Гораздо больших успехов достигли знатоки древних языков человечества. Упорный классификатор Франц Бопп (ровесник Коши) начал публиковать «Сравнительную грамматику индоевропейских языков». Здесь цель ясна: восстановить генетическое древо всех народов Европы и Азии по их языковому фонду. Германцы и кельты, романцы и славяне, иранцы и загадочные арии: когда и где эти ветви отделялись от родословного древа? Можно ли построить сходное древо для арабов и евреев, эфиопов и древних египтян?

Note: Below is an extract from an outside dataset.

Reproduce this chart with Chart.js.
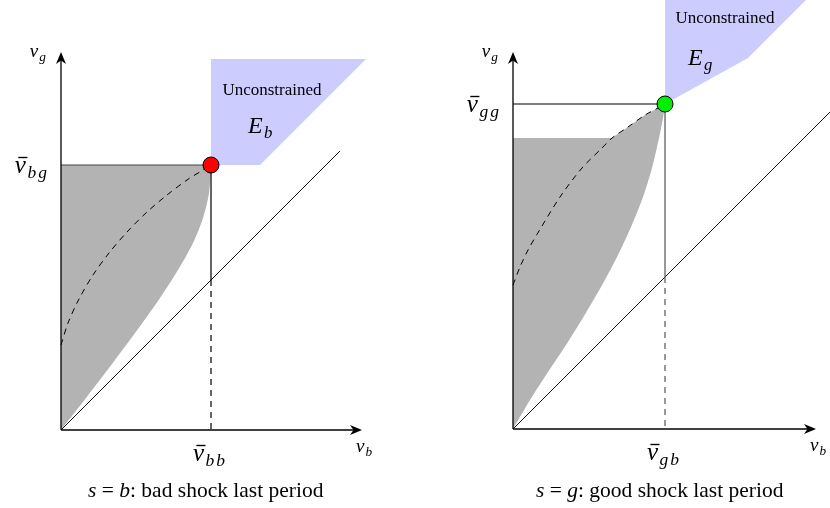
<!DOCTYPE html>
<html>
<head>
<meta charset="utf-8">
<script src="https://cdn.jsdelivr.net/npm/chart.js@4/dist/chart.umd.min.js"></script>
<style>
  html, body { margin: 0; padding: 0; background: #fff; }
  canvas { display: block; }
</style>
</head>
<body>
<canvas id="c" width="830" height="508"></canvas>
<script>
// ---------- s = b : bad shock last period ----------
const bVbb = 1.50;                 // \bar v_{bb}
const bVbg = 2.65;                 // \bar v_{bg}
// lower frontier of the shaded set, from the kink down to the origin
const bEdgeX = [1.50, 1.48, 1.42, 1.32, 1.17, 0.99, 0.77, 0.51, 0.25, 0.00];
const bEdgeY = [2.65, 2.37, 2.12, 1.87, 1.60, 1.32, 1.01, 0.66, 0.32, 0.00];
// dashed curve ending at the kink
const bDashX = [0.00, 0.07, 0.18, 0.32, 0.48, 0.66, 0.86, 1.06, 1.26, 1.42, 1.50];
const bDashY = [0.85, 1.07, 1.31, 1.55, 1.77, 1.98, 2.18, 2.35, 2.50, 2.60, 2.65];
// unconstrained region E_b
const bUnconX = [1.50, 3.05, 1.99, 1.50];
const bUnconY = [3.71, 3.71, 2.65, 2.65];
const bAxisMax = [3.01, 3.78];     // [v_b, v_g] reach of the axes
const bDiagEnd = 2.79;

// ---------- s = g : good shock last period ----------
const gVgb = 1.52;                 // \bar v_{gb}
const gVgg = 3.25;                 // \bar v_{gg}
const gCap = 2.91;                 // flat top of the shaded set
const gEdgeX = [1.52, 1.50, 1.46, 1.39, 1.30, 1.18, 1.04, 0.88, 0.71, 0.53, 0.35, 0.17, 0.00];
const gEdgeY = [3.25, 3.11, 2.91, 2.61, 2.32, 2.02, 1.72, 1.42, 1.13, 0.84, 0.57, 0.29, 0.00];
const gDashX = [0.00, 0.07, 0.15, 0.26, 0.47, 0.69, 0.89, 0.99, 1.15, 1.32, 1.45, 1.52];
const gDashY = [1.44, 1.62, 1.79, 1.98, 2.32, 2.61, 2.81, 2.91, 3.02, 3.14, 3.21, 3.25];
const gUnconX = [1.52, 1.52, 3.14, 2.35];
const gUnconY = [3.25, 4.50, 4.50, 3.71];
const gAxisMax = [3.03, 3.77];
const gDiagEnd = 3.30;

// ---------- layout ----------
const W = 830, H = 508, PPU = 100;            // pixels per unit, equal on both axes
const ORIGIN = { L: [61, 430], R: [513, 429] };
const CURVE = 0.3;                            // spline tension for the curved edges

const pt = (x, y) => ({ x, y });
const pts = (xs, ys) => xs.map((x, i) => pt(x, ys[i]));
const seg = (x0, y0, x1, y1) => [pt(x0, y0), pt(x1, y1)];
const corner = p => [p, { x: p.x, y: p.y }];   // repeated vertex keeps a sharp corner under tension

function ds(panel, data, opts) {
  return Object.assign({
    xAxisID: 'x' + panel, yAxisID: 'y' + panel,
    data, showLine: true, pointRadius: 0, pointHoverRadius: 0,
    borderWidth: 1, borderColor: '#000', backgroundColor: 'transparent',
    fill: false, tension: 0
  }, opts);
}

function panelDatasets(p, v) {
  const gray = '#b3b3b3', blue = '#ccccff';
  return [
    ds(p, v.shade, { fill: 'shape', tension: CURVE, backgroundColor: gray, borderColor: 'transparent', borderWidth: 0, order: 20 }),
    ds(p, v.uncon, { fill: 'shape', backgroundColor: blue, borderColor: 'transparent', borderWidth: 0, order: 19 }),
    ds(p, seg(0, 0, v.diag, v.diag), { borderWidth: 0.9, order: 10 }),
    ds(p, seg(0, v.vy, v.vx, v.vy), { borderColor: v.hColor, borderWidth: 1.2, order: 9 }),
    ds(p, seg(v.vx, v.vy, v.vx, v.vx), { borderColor: v.vColor, borderWidth: 1.2, order: 9 }),
    ds(p, seg(v.vx, v.vx, v.vx, 0), { borderColor: v.vColor, borderWidth: 1.2, borderDash: [6, 5], order: 9 }),
    ds(p, v.dash, { borderWidth: 1, borderDash: [6, 5], tension: CURVE, order: 8 }),
    ds(p, seg(0, 0, v.axis[0] - 0.05, 0), { borderWidth: 1.3, order: 5 }),
    ds(p, seg(0, 0, 0, v.axis[1] - 0.05), { borderWidth: 1.3, order: 5 }),
    ds(p, [pt(v.vx, v.vy)], {
      showLine: false, pointRadius: 8, pointHoverRadius: 8,
      pointBackgroundColor: v.dot, pointBorderColor: '#000', pointBorderWidth: 1, order: 1
    })
  ];
}

// shaded sets as closed outlines
const bShade = [pt(0, 0)].concat(
  corner(pt(0, bVbg)),
  corner(pt(bVbb, bVbg)),
  pts(bEdgeX, bEdgeY).slice(1)
);
const gTop = pts(gDashX, gDashY).filter(p => p.y > gCap && p.y < gVgg);
const gShade = [pt(0, 0)].concat(
  corner(pt(0, gCap)),
  corner(pt(gDashX[gDashY.indexOf(gCap)], gCap)),
  gTop,
  corner(pt(gVgb, gVgg)),
  pts(gEdgeX, gEdgeY).slice(1)
);

const datasets = [].concat(
  panelDatasets('L', { shade: bShade, uncon: pts(bUnconX, bUnconY), diag: bDiagEnd, vx: bVbb, vy: bVbg,
    dash: pts(bDashX, bDashY), axis: bAxisMax, dot: '#ff0000', hColor: '#444', vColor: '#000' }),
  panelDatasets('R', { shade: gShade, uncon: pts(gUnconX, gUnconY), diag: gDiagEnd, vx: gVgb, vy: gVgg,
    dash: pts(gDashX, gDashY), axis: gAxisMax, dot: '#00ee00', hColor: '#000', vColor: '#555' })
);

function scalePair(o) {
  return {
    x: { type: 'linear', axis: 'x', display: false, min: -o[0] / PPU, max: (W - o[0]) / PPU },
    y: { type: 'linear', axis: 'y', display: false, min: -(H - o[1]) / PPU, max: o[1] / PPU }
  };
}
const sL = scalePair(ORIGIN.L), sR = scalePair(ORIGIN.R);

// ---------- text and arrow helpers ----------
const SERIF = '"Liberation Serif", "Times New Roman", serif';

function mathVar(ctx, base, sub, x, y, size, align, bar) {
  const subSize = size * 0.7;
  const gap = subSize * 0.12;
  ctx.font = `italic ${size}px ${SERIF}`;
  const wb = ctx.measureText(base).width;
  ctx.font = `italic ${subSize}px ${SERIF}`;
  const chars = [...sub];
  const ws = chars.reduce((s, c) => s + ctx.measureText(c).width, 0) + gap * (chars.length - 1);
  const lead = size * 0.06;
  const total = wb + lead + ws;
  const x0 = align === 'center' ? x - total / 2 : align === 'right' ? x - total : x;
  ctx.fillStyle = '#000';
  ctx.textAlign = 'left';
  ctx.textBaseline = 'alphabetic';
  ctx.font = `italic ${size}px ${SERIF}`;
  ctx.fillText(base, x0, y);
  if (bar) {
    ctx.strokeStyle = '#000';
    ctx.lineWidth = Math.max(1, size * 0.055);
    ctx.beginPath();
    ctx.moveTo(x0 + size * 0.14, y - size * 0.62);
    ctx.lineTo(x0 + wb + size * 0.06, y - size * 0.62);
    ctx.stroke();
  }
  ctx.font = `italic ${subSize}px ${SERIF}`;
  let xs = x0 + wb + lead;
  for (const c of chars) {
    ctx.fillText(c, xs, y + size * 0.2);
    xs += ctx.measureText(c).width + gap;
  }
}

function richLine(ctx, parts, x, y, size) {
  const fontOf = p => `${p.it ? 'italic ' : ''}${size}px ${SERIF}`;
  ctx.textAlign = 'left';
  ctx.textBaseline = 'alphabetic';
  ctx.fillStyle = '#000';
  for (const p of parts) { ctx.font = fontOf(p); ctx.fillText(p.t, x, y); x += ctx.measureText(p.t).width; }
}

function arrowHead(ctx, x, y, angle) {
  ctx.save();
  ctx.translate(x, y);
  ctx.rotate(angle);
  ctx.fillStyle = '#000';
  ctx.beginPath();
  ctx.moveTo(0, 0);
  ctx.lineTo(-12, -5);
  ctx.lineTo(-8.5, 0);
  ctx.lineTo(-12, 5);
  ctx.closePath();
  ctx.fill();
  ctx.restore();
}

const annotations = {
  id: 'annotations',
  afterDatasetsDraw(chart) {
    const ctx = chart.ctx;
    const panels = [
      { xs: chart.scales.xL, ys: chart.scales.yL, axis: bAxisMax, vx: bVbb, vy: bVbg,
        xSub: 'bb', ySub: 'bg', E: 'b', uncon: [2.11, 3.35], eAt: [1.87, 2.97],
        caption: [{ t: 's', it: true }, { t: ' = ', it: false }, { t: 'b', it: true }, { t: ': bad shock last period', it: false }],
        capX: 0.27 },
      { xs: chart.scales.xR, ys: chart.scales.yR, axis: gAxisMax, vx: gVgb, vy: gVgg,
        xSub: 'gb', ySub: 'gg', E: 'g', uncon: [2.12, 4.06], eAt: [1.75, 3.64],
        caption: [{ t: 's', it: true }, { t: ' = ', it: false }, { t: 'g', it: true }, { t: ': good shock last period', it: false }],
        capX: 0.23 }
    ];
    ctx.save();
    for (const p of panels) {
      const X = v => p.xs.getPixelForValue(v), Y = v => p.ys.getPixelForValue(v);
      // axis arrows
      arrowHead(ctx, X(p.axis[0]), Y(0), 0);
      arrowHead(ctx, X(0), Y(p.axis[1]), -Math.PI / 2);
      // axis names
      mathVar(ctx, 'v', 'g', X(0) - 15, Y(p.axis[1]) + 5, 19, 'right', false);
      mathVar(ctx, 'v', 'b', X(p.axis[0]) - 6, Y(0) + 22, 19, 'left', false);
      // threshold labels
      mathVar(ctx, 'v', p.ySub, X(0) - 14, Y(p.vy) + 8, 25, 'right', true);
      mathVar(ctx, 'v', p.xSub, X(p.vx) - 2, Y(0) + 31, 25, 'center', true);
      // unconstrained region text
      ctx.font = `17px ${SERIF}`;
      ctx.fillStyle = '#000';
      ctx.textAlign = 'center';
      ctx.textBaseline = 'alphabetic';
      ctx.fillText('Unconstrained', X(p.uncon[0]), Y(p.uncon[1]));
      mathVar(ctx, 'E', p.E, X(p.eAt[0]), Y(p.eAt[1]), 24, 'left', false);
      // caption
      richLine(ctx, p.caption, X(p.capX), 497, 21.5);
    }
    ctx.restore();
  }
};

new Chart(document.getElementById('c'), {
  type: 'scatter',
  data: { datasets },
  options: {
    responsive: false,
    animation: false,
    events: [],
    layout: { padding: 0, autoPadding: false },
    plugins: { legend: { display: false }, tooltip: { enabled: false } },
    scales: { xL: sL.x, yL: sL.y, xR: sR.x, yR: sR.y }
  },
  plugins: [annotations]
});
</script>
</body>
</html>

Да, можно! Если знать все языки, на которых говорили в Вавилоне в разные века. Но пока из них известны лишь иврит и древнеперсидский — по Библии и Авесте. Все прочие языки сохранились в виде клинописи на скалах или глиняных черепках. Нужны большие раскопки на местах древних столиц! Английские, французские и немецкие археологи рвутся на Ближний Восток — в распадающуюся Османскую империю.
Первое яблоко с древа познания райских языков сорвал британский дипломат и разведчик Генри Роулинсон: он скопировал надпись Дария Iсо скалы Бехистун. Похоже, что она выполнена на трех разных языках — вроде Розеттского камня, который указал Юнгу и Шампольону путь к чтению иероглифов Египта. Чьи древние голоса зазвучат из текстов, добытых Роулинсоном? Сколь далеко вглубь прошлого сумеет заглянуть новое поколение археологов? Сколь необычные структуры будут обнаружены в языках наших пращуров? Подтвердится ли историческая достоверность текстов Библии?
Все эти вопросы ждут своего разрешения в 1835 году от Рождества Христова — когда комета Галлея в очередной раз приближается к Земле, а корабль «Бигль» с Дарвином на борту возвращается к родным берегам Британии.